Kestrel is one of my all-time favourite heroines because she is smart and quiet and small and kind of weak on the battle field but oh so intelligent. She blackmails. She deduces. She has a snippy answer for you if you’re stupid. She is kind…but she will stab you if forced. She is a complex creature. I also love how she does anything to keep her piano playing fingers safe. That’s why weapons are her nemesis. What if she breaks her hand and can’t play?! #priorities
Arin is definitely a hothead and rash and quite a few times I wanted to strangle him because he rebuffs all attempts at friendship with Kestrel and he does BAD REBEL THINGS. But he really cares about his people. And the way he grows over the course of the book?! Spectacular. I love Arin.
I also adore how short and concise the story was. It never rambled. The writing is snappy and punchy and it has the most refreshing voice in the unvierse. Plus world building? YOU GOT IT. I adore how the world is based on Grecian-Roman times, with a few twists and how it has so much culture and history. Plus the plot wasn’t super fast, but it was definitely always moving forward and weaving in plots and blackmail. Kestrel is forever scheming. And there’s rebellion from the slave in the wind. Also throw in a bit of torture and bleeding and copious strategy games — which Kestrel always wins, because she’s clever and rather a gambler.

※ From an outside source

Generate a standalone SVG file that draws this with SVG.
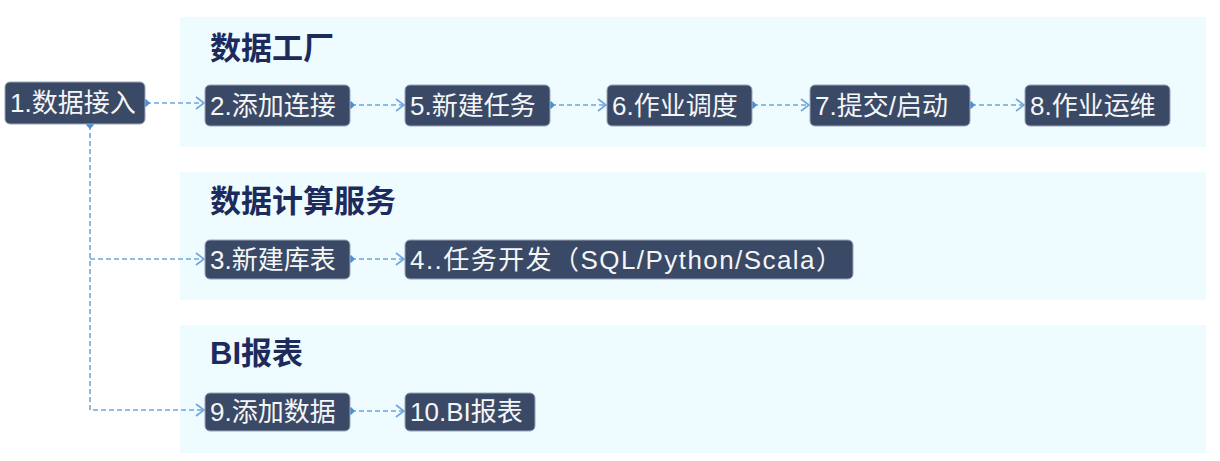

And have you seen that cover?! It’s so gorgeous I mostly want to hug it. The series’ covers just get better as they go on, too.
I am a hugely enthusiastic fan of this series. It has action, but yet it focuses on strategy and the psychology of battle and emotion. It has stabby moments and let’s-wear-pretty-dresses moments and betrayals and alliances and murder. Plus it’s epic and concise. I really cannot ask for more in this incredible fantasy series.